Set problem:
Write out the full listing exactly as given, minus the images.

Supplied data:
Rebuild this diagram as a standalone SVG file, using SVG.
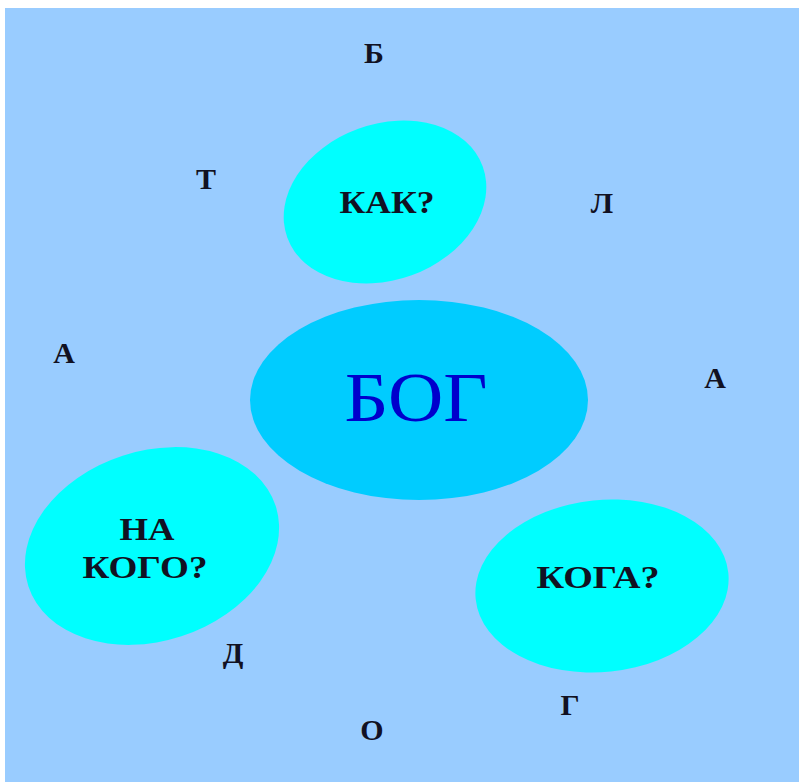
<svg xmlns="http://www.w3.org/2000/svg" width="799" height="782" viewBox="0 0 799 782">
<style>
.q{font-family:"Liberation Serif","Times New Roman",serif;font-weight:bold;font-size:31px;fill:#111122;text-anchor:middle}
.l{font-family:"Liberation Serif","Times New Roman",serif;font-weight:bold;font-size:30px;fill:#111122;text-anchor:middle}
.c{fill:#00FFFF}
</style>
<rect x="0" y="0" width="799" height="782" fill="#ffffff"/>
<rect x="5" y="8" width="794" height="774" fill="#99CCFF"/>
<g id="bog">
<ellipse cx="419" cy="400" rx="169" ry="100" fill="#00CCFF"/>
<text x="416" y="421" font-family="Liberation Serif,'Times New Roman',serif" font-size="70" fill="#0000CC" text-anchor="middle" textLength="143" lengthAdjust="spacingAndGlyphs">БОГ</text>
</g>
<g id="kak">
<ellipse class="c" cx="385" cy="202" rx="104" ry="78" transform="rotate(-20 385 202)"/>
<text class="q" x="387" y="213" textLength="95" lengthAdjust="spacingAndGlyphs">КАК?</text>
</g>
<g id="nakogo">
<ellipse class="c" cx="152" cy="546" rx="130" ry="95" transform="rotate(-18 152 546)"/>
<text class="q" x="147" y="540" textLength="55" lengthAdjust="spacingAndGlyphs">НА</text>
<text class="q" x="145" y="578" textLength="125" lengthAdjust="spacingAndGlyphs">КОГО?</text>
</g>
<g id="koga">
<ellipse class="c" cx="602" cy="586" rx="127" ry="86" transform="rotate(-6 602 586)"/>
<text class="q" x="598" y="588" textLength="123" lengthAdjust="spacingAndGlyphs">КОГА?</text>
</g>
<g id="letters">
<text class="l" x="374" y="63">Б</text>
<text class="l" x="206" y="189">Т</text>
<text class="l" x="602" y="213">Л</text>
<text class="l" x="64" y="363">А</text>
<text class="l" x="715" y="388">А</text>
<text class="l" x="233" y="663">Д</text>
<text class="l" x="570" y="715">Г</text>
<text class="l" x="372" y="740">О</text>
</g>
<g id="connectors"/>
</svg>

Answer to the problem:
Rebuild this diagram as a standalone SVG file, using SVG.
<svg xmlns="http://www.w3.org/2000/svg" width="799" height="782" viewBox="0 0 799 782">
<style>
.q{font-family:"Liberation Serif","Times New Roman",serif;font-weight:bold;font-size:31px;fill:#111122;text-anchor:middle}
.l{font-family:"Liberation Serif","Times New Roman",serif;font-weight:bold;font-size:30px;fill:#111122;text-anchor:middle}
.c{fill:#00FFFF}
</style>
<rect x="0" y="0" width="799" height="782" fill="#ffffff"/>
<rect x="5" y="8" width="794" height="774" fill="#99CCFF"/>
<g id="bog">
<ellipse cx="419" cy="400" rx="169" ry="100" fill="#00CCFF"/>
<text x="416" y="421" font-family="Liberation Serif,'Times New Roman',serif" font-size="70" fill="#0000CC" text-anchor="middle" textLength="143" lengthAdjust="spacingAndGlyphs">БОГ</text>
</g>
<g id="kak">
<ellipse class="c" cx="385" cy="202" rx="104" ry="78" transform="rotate(-20 385 202)"/>
<text class="q" x="387" y="213" textLength="95" lengthAdjust="spacingAndGlyphs">КАК?</text>
</g>
<g id="nakogo">
<ellipse class="c" cx="152" cy="546" rx="130" ry="95" transform="rotate(-18 152 546)"/>
<text class="q" x="147" y="540" textLength="55" lengthAdjust="spacingAndGlyphs">НА</text>
<text class="q" x="145" y="578" textLength="125" lengthAdjust="spacingAndGlyphs">КОГО?</text>
</g>
<g id="koga">
<ellipse class="c" cx="602" cy="586" rx="127" ry="86" transform="rotate(-6 602 586)"/>
<text class="q" x="598" y="588" textLength="123" lengthAdjust="spacingAndGlyphs">КОГА?</text>
</g>
<g id="letters">
<text class="l" x="374" y="63">Б</text>
<text class="l" x="206" y="189">Т</text>
<text class="l" x="602" y="213">Л</text>
<text class="l" x="64" y="363">А</text>
<text class="l" x="715" y="388">А</text>
<text class="l" x="233" y="663">Д</text>
<text class="l" x="570" y="715">Г</text>
<text class="l" x="372" y="740">О</text>
</g>
<g id="connectors"/>
</svg>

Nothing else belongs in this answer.